==== RECORDED DATA ====
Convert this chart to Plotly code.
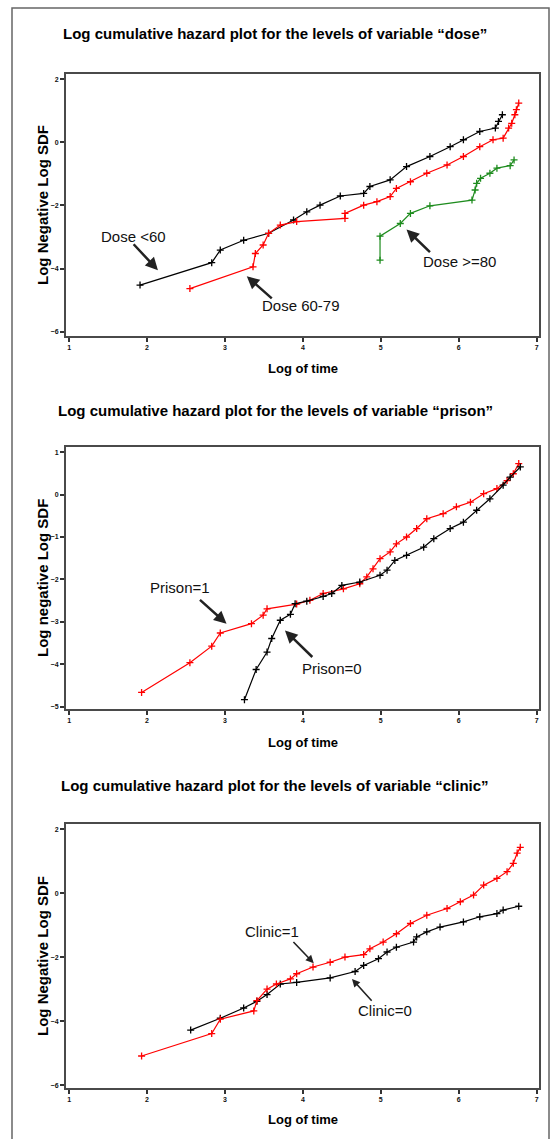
import plotly.graph_objects as go

W, H = 551, 1139

# ---------------- data (log time, log(-log S)) ----------------
dose_lt60_x = [1.91, 2.83, 2.94, 3.24, 3.56, 3.88, 4.05, 4.22, 4.48, 4.78, 4.86, 5.12, 5.33, 5.63, 5.89, 6.06, 6.27, 6.47, 6.51, 6.56]
dose_lt60_y = [-4.52, -3.81, -3.41, -3.10, -2.88, -2.46, -2.20, -1.99, -1.70, -1.62, -1.40, -1.19, -0.77, -0.45, -0.14, 0.08, 0.34, 0.45, 0.66, 0.87]

dose_6079_x = [2.55, 3.36, 3.39, 3.49, 3.56, 3.71, 3.92, 4.54, 4.54, 4.78, 4.95, 5.12, 5.20, 5.38, 5.59, 5.85, 6.06, 6.27, 6.44, 6.57, 6.64, 6.68, 6.72, 6.74, 6.77]
dose_6079_y = [-4.63, -3.94, -3.52, -3.25, -2.88, -2.62, -2.51, -2.41, -2.25, -1.99, -1.88, -1.72, -1.46, -1.25, -0.98, -0.72, -0.45, -0.14, 0.08, 0.13, 0.45, 0.60, 0.87, 1.03, 1.24]

dose_ge80_x = [4.99, 4.99, 5.25, 5.38, 5.63, 6.17, 6.21, 6.23, 6.28, 6.40, 6.49, 6.66, 6.71]
dose_ge80_y = [-3.73, -2.97, -2.57, -2.25, -2.01, -1.83, -1.51, -1.30, -1.14, -0.98, -0.82, -0.74, -0.56]

prison1_x = [1.93, 2.55, 2.83, 2.94, 3.34, 3.49, 3.54, 3.92, 4.09, 4.26, 4.52, 4.73, 4.82, 4.90, 4.99, 5.12, 5.20, 5.33, 5.46, 5.59, 5.80, 5.97, 6.15, 6.32, 6.49, 6.62, 6.70, 6.77]
prison1_y = [-4.66, -3.96, -3.57, -3.26, -3.04, -2.84, -2.69, -2.58, -2.49, -2.33, -2.22, -2.10, -1.94, -1.75, -1.51, -1.35, -1.16, -1.00, -0.80, -0.57, -0.45, -0.29, -0.18, 0.02, 0.14, 0.33, 0.49, 0.73]

prison0_x = [3.25, 3.40, 3.54, 3.60, 3.71, 3.84, 3.90, 4.05, 4.26, 4.37, 4.50, 4.73, 4.99, 5.08, 5.18, 5.33, 5.55, 5.68, 5.89, 6.06, 6.23, 6.40, 6.57, 6.66, 6.79]
prison0_y = [-4.83, -4.12, -3.71, -3.39, -2.96, -2.82, -2.57, -2.51, -2.40, -2.33, -2.14, -2.06, -1.90, -1.78, -1.55, -1.43, -1.24, -1.04, -0.80, -0.65, -0.37, -0.10, 0.22, 0.41, 0.65]

clinic1_x = [1.93, 2.83, 2.94, 3.37, 3.41, 3.54, 3.66, 3.84, 3.92, 4.13, 4.35, 4.54, 4.78, 4.86, 5.03, 5.20, 5.38, 5.59, 5.85, 6.02, 6.19, 6.32, 6.49, 6.62, 6.70, 6.75, 6.79]
clinic1_y = [-5.09, -4.39, -3.94, -3.68, -3.36, -3.00, -2.84, -2.68, -2.52, -2.31, -2.16, -2.00, -1.92, -1.74, -1.53, -1.27, -0.95, -0.69, -0.48, -0.27, -0.06, 0.25, 0.46, 0.67, 0.93, 1.25, 1.43]

clinic0_x = [2.56, 2.94, 3.24, 3.41, 3.54, 3.71, 3.92, 4.35, 4.67, 4.78, 4.97, 5.08, 5.20, 5.42, 5.46, 5.59, 5.76, 6.06, 6.27, 6.49, 6.57, 6.77]
clinic0_y = [-4.28, -3.91, -3.59, -3.38, -3.17, -2.84, -2.79, -2.65, -2.45, -2.26, -2.05, -1.84, -1.69, -1.53, -1.37, -1.21, -1.06, -0.90, -0.74, -0.64, -0.53, -0.41]

titles = ['Log cumulative hazard plot for the levels of variable \u201cdose\u201d',
          'Log cumulative hazard plot for the levels of variable \u201cprison\u201d',
          'Log cumulative hazard plot for the levels of variable \u201cclinic\u201d']
ytitles = ['Log Negative Log SDF', 'Log negative Log SDF', 'Log Negative Log SDF']
xtitle = 'Log of time'
x_ticks = [1, 2, 3, 4, 5, 6, 7]
y_ticks_1 = [2, 0, -2, -4, -6]
y_ticks_2 = [1, 0, -1, -2, -3, -4, -5]
y_ticks_3 = [2, 0, -2, -4, -6]

# ---------------- layout geometry (pixels) ----------------
px_left, px_right = 66, 539
panels = [(74, 336), (447, 709), (824, 1088)]  # top, bottom in px
yranges = [[-6.13, 2.16], [-5.05, 1.12], [-6.09, 2.16]]
xrange_ = [0.96, 7.03]

def fx(p):
    return p / W

def fy(p):
    return 1 - p / H

def bold_ticks(vals):
    return ['<b>%s</b>' % ('\u2212%d' % -v if v < 0 else '%d' % v) for v in vals]

fig = go.Figure()

BLACK = '#000000'
RED = '#ff0000'
GREEN = '#1e8c1e'

def add_curve(x, y, color, idx):
    axn = '' if idx == 1 else str(idx)
    fig.add_trace(go.Scatter(
        x=x, y=y, mode='lines+markers',
        line=dict(color=color, width=1.2),
        marker=dict(symbol='cross-thin', size=5, line=dict(color=color, width=1.3)),
        xaxis='x' + axn, yaxis='y' + axn, showlegend=False, hoverinfo='skip'))

add_curve(dose_lt60_x, dose_lt60_y, BLACK, 1)
add_curve(dose_6079_x, dose_6079_y, RED, 1)
add_curve(dose_ge80_x, dose_ge80_y, GREEN, 1)
add_curve(prison1_x, prison1_y, RED, 2)
add_curve(prison0_x, prison0_y, BLACK, 2)
add_curve(clinic0_x, clinic0_y, BLACK, 3)
add_curve(clinic1_x, clinic1_y, RED, 3)

axis_common = dict(showline=True, mirror=True, linecolor='#4a4a4a', linewidth=2,
                   ticks='outside', ticklen=4, tickwidth=1.5, tickcolor='#333',
                   showgrid=False, zeroline=False,
                   tickfont=dict(family='Arial', size=7, color='#111'))

layout = dict(width=W, height=H, margin=dict(l=0, r=0, t=0, b=0),
              paper_bgcolor='white', plot_bgcolor='white', showlegend=False)
yticks_all = [y_ticks_1, y_ticks_2, y_ticks_3]
for i, (top, bot) in enumerate(panels):
    n = '' if i == 0 else str(i + 1)
    layout['xaxis' + n] = dict(axis_common, domain=[fx(px_left), fx(px_right)], range=xrange_,
                               tickvals=x_ticks, ticktext=bold_ticks(x_ticks), anchor='y' + n)
    layout['yaxis' + n] = dict(axis_common, domain=[fy(bot), fy(top)], range=yranges[i],
                               tickvals=yticks_all[i], ticktext=bold_ticks(yticks_all[i]), anchor='x' + n)
fig.update_layout(**layout)

ann = []
title_y = [33, 410, 785]
xt_y = [368, 742, 1119]
for i in range(3):
    ann.append(dict(text='<b>%s</b>' % titles[i], x=fx(275), y=fy(title_y[i]), xref='paper', yref='paper',
                    showarrow=False, font=dict(family='Arial', size=15, color='black'),
                    xanchor='center', yanchor='middle'))
    ann.append(dict(text='<b>%s</b>' % xtitle, x=fx((px_left + px_right) / 2), y=fy(xt_y[i]),
                    xref='paper', yref='paper', showarrow=False,
                    font=dict(family='Arial', size=13, color='black'), xanchor='center', yanchor='middle'))
    top, bot = panels[i]
    ann.append(dict(text='<b>%s</b>' % ytitles[i], x=fx(42), y=fy((top + bot) / 2),
                    xref='paper', yref='paper', showarrow=False, textangle=-90,
                    font=dict(family='Arial', size=15, color='black'), xanchor='center', yanchor='middle'))

labels = [
    # text, x, y, tail_x, tail_y, head_x, head_y, panel, arrow width
    ('Dose <60', 1.83, -2.97, 1.81, -3.18, 2.14, -4.05, 1, 2.5),
    ('Dose 60-79', 3.97, -5.16, 3.62, -4.98, 3.28, -4.24, 1, 2.5),
    ('Dose >=80', 6.01, -3.78, 5.65, -3.52, 5.33, -2.76, 1, 2.5),
    ('Prison=1', 2.42, -2.20, 2.66, -2.45, 3.02, -3.04, 2, 2.5),
    ('Prison=0', 4.37, -4.10, 4.14, -3.86, 3.77, -3.20, 2, 2.5),
    ('Clinic=1', 3.60, -1.21, 3.86, -1.48, 4.14, -2.19, 3, 1.6),
    ('Clinic=0', 5.05, -3.68, 4.90, -3.41, 4.63, -2.68, 3, 1.6),
]
for t, tx, ty, ax_, ay_, hx, hy, p, aw in labels:
    n = '' if p == 1 else str(p)
    ann.append(dict(text=t, x=tx, y=ty, xref='x' + n, yref='y' + n, showarrow=False,
                    font=dict(family='Arial', size=15, color='#111'), xanchor='center', yanchor='middle'))
    ann.append(dict(text='', x=hx, y=hy, ax=ax_, ay=ay_, xref='x' + n, yref='y' + n,
                    axref='x' + n, ayref='y' + n, showarrow=True, arrowhead=2, arrowsize=1,
                    arrowwidth=aw, arrowcolor='#222'))
fig.update_layout(annotations=ann)

fig.add_shape(type='rect', xref='paper', yref='paper', x0=fx(12), x1=fx(549), y0=fy(1150), y1=fy(8),
              line=dict(color='#666', width=1.5), fillcolor='rgba(0,0,0,0)', layer='above')

fig.write_html('out.html', config={'displayModeBar': False},
               post_script="document.body.style.margin='0';document.body.style.overflow='hidden';")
====
TASK DIRECTIONS:
Repeat, with no pictures, each line from the beginning of the data through the line containing "-0.82, -0.74, -0.56]", inclusive.

TASK ANSWER:
Convert this chart to Plotly code.
import plotly.graph_objects as go

W, H = 551, 1139

# ---------------- data (log time, log(-log S)) ----------------
dose_lt60_x = [1.91, 2.83, 2.94, 3.24, 3.56, 3.88, 4.05, 4.22, 4.48, 4.78, 4.86, 5.12, 5.33, 5.63, 5.89, 6.06, 6.27, 6.47, 6.51, 6.56]
dose_lt60_y = [-4.52, -3.81, -3.41, -3.10, -2.88, -2.46, -2.20, -1.99, -1.70, -1.62, -1.40, -1.19, -0.77, -0.45, -0.14, 0.08, 0.34, 0.45, 0.66, 0.87]

dose_6079_x = [2.55, 3.36, 3.39, 3.49, 3.56, 3.71, 3.92, 4.54, 4.54, 4.78, 4.95, 5.12, 5.20, 5.38, 5.59, 5.85, 6.06, 6.27, 6.44, 6.57, 6.64, 6.68, 6.72, 6.74, 6.77]
dose_6079_y = [-4.63, -3.94, -3.52, -3.25, -2.88, -2.62, -2.51, -2.41, -2.25, -1.99, -1.88, -1.72, -1.46, -1.25, -0.98, -0.72, -0.45, -0.14, 0.08, 0.13, 0.45, 0.60, 0.87, 1.03, 1.24]

dose_ge80_x = [4.99, 4.99, 5.25, 5.38, 5.63, 6.17, 6.21, 6.23, 6.28, 6.40, 6.49, 6.66, 6.71]
dose_ge80_y = [-3.73, -2.97, -2.57, -2.25, -2.01, -1.83, -1.51, -1.30, -1.14, -0.98, -0.82, -0.74, -0.56]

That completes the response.